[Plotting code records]

┄┄┄┄┄┄┄┄┄┄

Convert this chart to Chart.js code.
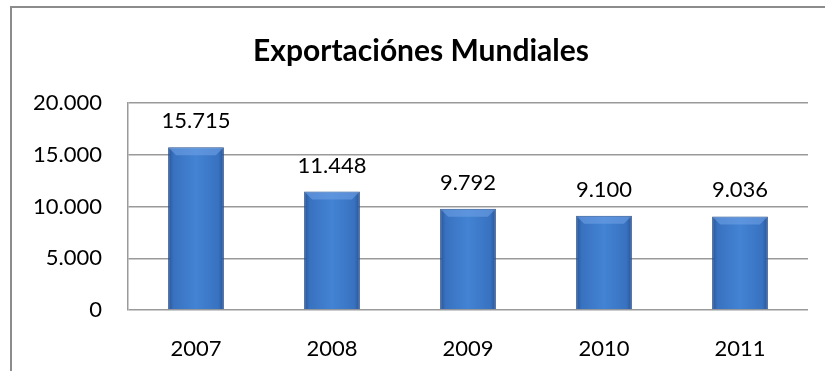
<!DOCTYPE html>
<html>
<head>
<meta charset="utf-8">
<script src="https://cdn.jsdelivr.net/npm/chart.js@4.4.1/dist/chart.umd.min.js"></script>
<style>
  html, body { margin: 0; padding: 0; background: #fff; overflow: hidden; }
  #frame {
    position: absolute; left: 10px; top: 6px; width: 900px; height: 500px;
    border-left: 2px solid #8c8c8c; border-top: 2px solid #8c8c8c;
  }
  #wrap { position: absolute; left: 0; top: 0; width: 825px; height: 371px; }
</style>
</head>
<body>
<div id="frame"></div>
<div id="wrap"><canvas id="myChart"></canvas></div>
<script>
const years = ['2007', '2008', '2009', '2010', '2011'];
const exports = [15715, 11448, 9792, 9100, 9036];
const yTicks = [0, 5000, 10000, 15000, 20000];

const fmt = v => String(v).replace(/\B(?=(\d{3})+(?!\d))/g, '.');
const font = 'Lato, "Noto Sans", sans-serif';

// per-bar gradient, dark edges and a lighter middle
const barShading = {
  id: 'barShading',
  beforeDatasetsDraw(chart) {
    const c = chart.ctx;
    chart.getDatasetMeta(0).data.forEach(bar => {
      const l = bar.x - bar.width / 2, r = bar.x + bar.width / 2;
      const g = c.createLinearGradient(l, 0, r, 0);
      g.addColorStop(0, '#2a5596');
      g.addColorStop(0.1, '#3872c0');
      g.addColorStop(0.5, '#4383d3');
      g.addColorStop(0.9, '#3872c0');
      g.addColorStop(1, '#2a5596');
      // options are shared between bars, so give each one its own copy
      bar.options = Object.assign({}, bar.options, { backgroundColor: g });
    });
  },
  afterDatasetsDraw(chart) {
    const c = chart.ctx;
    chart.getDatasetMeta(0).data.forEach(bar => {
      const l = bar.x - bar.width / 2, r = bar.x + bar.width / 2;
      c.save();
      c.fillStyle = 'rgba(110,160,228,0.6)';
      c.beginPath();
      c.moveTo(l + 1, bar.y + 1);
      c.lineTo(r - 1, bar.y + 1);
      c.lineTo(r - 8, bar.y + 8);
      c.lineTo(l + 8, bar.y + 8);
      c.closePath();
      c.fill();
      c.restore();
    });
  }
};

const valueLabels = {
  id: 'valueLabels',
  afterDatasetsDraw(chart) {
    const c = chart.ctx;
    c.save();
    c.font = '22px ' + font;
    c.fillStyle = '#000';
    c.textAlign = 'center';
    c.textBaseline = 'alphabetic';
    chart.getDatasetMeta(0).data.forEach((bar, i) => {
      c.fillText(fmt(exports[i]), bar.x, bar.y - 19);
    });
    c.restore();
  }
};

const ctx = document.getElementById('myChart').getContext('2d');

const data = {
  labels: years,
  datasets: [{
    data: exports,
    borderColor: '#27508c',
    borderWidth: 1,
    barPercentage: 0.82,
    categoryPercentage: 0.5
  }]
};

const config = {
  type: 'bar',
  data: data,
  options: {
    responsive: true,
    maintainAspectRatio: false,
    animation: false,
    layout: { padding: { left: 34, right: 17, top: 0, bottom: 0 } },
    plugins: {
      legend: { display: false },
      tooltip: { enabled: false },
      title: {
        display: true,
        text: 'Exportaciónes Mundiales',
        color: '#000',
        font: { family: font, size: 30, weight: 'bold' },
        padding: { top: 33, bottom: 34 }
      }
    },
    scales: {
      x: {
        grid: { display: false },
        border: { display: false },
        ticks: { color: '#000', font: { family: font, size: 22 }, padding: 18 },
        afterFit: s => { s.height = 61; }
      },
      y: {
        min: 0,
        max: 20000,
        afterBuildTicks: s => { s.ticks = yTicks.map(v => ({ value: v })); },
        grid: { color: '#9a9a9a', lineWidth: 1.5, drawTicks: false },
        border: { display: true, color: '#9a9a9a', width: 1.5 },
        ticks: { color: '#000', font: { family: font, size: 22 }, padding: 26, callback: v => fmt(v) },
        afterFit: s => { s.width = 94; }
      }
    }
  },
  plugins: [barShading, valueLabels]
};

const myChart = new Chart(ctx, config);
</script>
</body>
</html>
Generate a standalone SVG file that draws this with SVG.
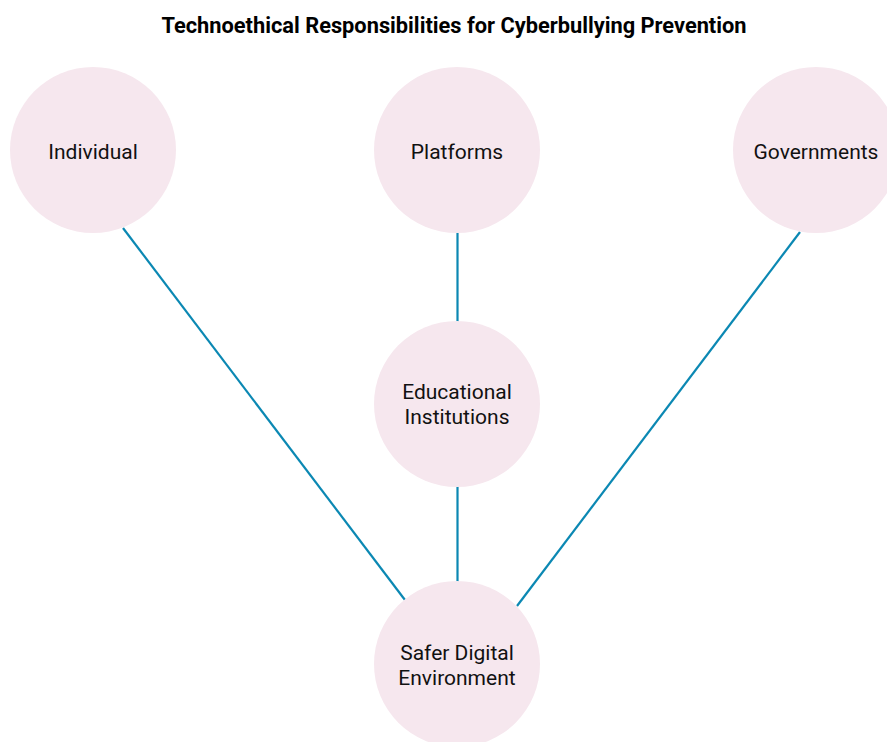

┄┄┄┄┄┄┄┄┄┄

Set exercise – Make an exact copy of the data above, pictures excluded.

Task answer –
Convert this chart to Chart.js code.
<!DOCTYPE html>
<html>
<head>
<meta charset="utf-8">
<script src="https://cdn.jsdelivr.net/npm/chart.js@4.4.1/dist/chart.umd.min.js"></script>
<style>
  html, body { margin: 0; padding: 0; background: #fff; overflow: hidden; }
  #frame {
    position: absolute; left: 10px; top: 6px; width: 900px; height: 500px;
    border-left: 2px solid #8c8c8c; border-top: 2px solid #8c8c8c;
  }
  #wrap { position: absolute; left: 0; top: 0; width: 825px; height: 371px; }
</style>
</head>
<body>
<div id="frame"></div>
<div id="wrap"><canvas id="myChart"></canvas></div>
<script>
const years = ['2007', '2008', '2009', '2010', '2011'];
const exports = [15715, 11448, 9792, 9100, 9036];
const yTicks = [0, 5000, 10000, 15000, 20000];

const fmt = v => String(v).replace(/\B(?=(\d{3})+(?!\d))/g, '.');
const font = 'Lato, "Noto Sans", sans-serif';

// per-bar gradient, dark edges and a lighter middle
const barShading = {
  id: 'barShading',
  beforeDatasetsDraw(chart) {
    const c = chart.ctx;
    chart.getDatasetMeta(0).data.forEach(bar => {
      const l = bar.x - bar.width / 2, r = bar.x + bar.width / 2;
      const g = c.createLinearGradient(l, 0, r, 0);
      g.addColorStop(0, '#2a5596');
      g.addColorStop(0.1, '#3872c0');
      g.addColorStop(0.5, '#4383d3');
      g.addColorStop(0.9, '#3872c0');
      g.addColorStop(1, '#2a5596');
      // options are shared between bars, so give each one its own copy
      bar.options = Object.assign({}, bar.options, { backgroundColor: g });
    });
  },
  afterDatasetsDraw(chart) {
    const c = chart.ctx;
    chart.getDatasetMeta(0).data.forEach(bar => {
      const l = bar.x - bar.width / 2, r = bar.x + bar.width / 2;
      c.save();
      c.fillStyle = 'rgba(110,160,228,0.6)';
      c.beginPath();
      c.moveTo(l + 1, bar.y + 1);
      c.lineTo(r - 1, bar.y + 1);
      c.lineTo(r - 8, bar.y + 8);
      c.lineTo(l + 8, bar.y + 8);
      c.closePath();
      c.fill();
      c.restore();
    });
  }
};

const valueLabels = {
  id: 'valueLabels',
  afterDatasetsDraw(chart) {
    const c = chart.ctx;
    c.save();
    c.font = '22px ' + font;
    c.fillStyle = '#000';
    c.textAlign = 'center';
    c.textBaseline = 'alphabetic';
    chart.getDatasetMeta(0).data.forEach((bar, i) => {
      c.fillText(fmt(exports[i]), bar.x, bar.y - 19);
    });
    c.restore();
  }
};

const ctx = document.getElementById('myChart').getContext('2d');

const data = {
  labels: years,
  datasets: [{
    data: exports,
    borderColor: '#27508c',
    borderWidth: 1,
    barPercentage: 0.82,
    categoryPercentage: 0.5
  }]
};

const config = {
  type: 'bar',
  data: data,
  options: {
    responsive: true,
    maintainAspectRatio: false,
    animation: false,
    layout: { padding: { left: 34, right: 17, top: 0, bottom: 0 } },
    plugins: {
      legend: { display: false },
      tooltip: { enabled: false },
      title: {
        display: true,
        text: 'Exportaciónes Mundiales',
        color: '#000',
        font: { family: font, size: 30, weight: 'bold' },
        padding: { top: 33, bottom: 34 }
      }
    },
    scales: {
      x: {
        grid: { display: false },
        border: { display: false },
        ticks: { color: '#000', font: { family: font, size: 22 }, padding: 18 },
        afterFit: s => { s.height = 61; }
      },
      y: {
        min: 0,
        max: 20000,
        afterBuildTicks: s => { s.ticks = yTicks.map(v => ({ value: v })); },
        grid: { color: '#9a9a9a', lineWidth: 1.5, drawTicks: false },
        border: { display: true, color: '#9a9a9a', width: 1.5 },
        ticks: { color: '#000', font: { family: font, size: 22 }, padding: 26, callback: v => fmt(v) },
        afterFit: s => { s.width = 94; }
      }
    }
  },
  plugins: [barShading, valueLabels]
};

const myChart = new Chart(ctx, config);
</script>
</body>
</html>
Generate a standalone SVG file that draws this with SVG.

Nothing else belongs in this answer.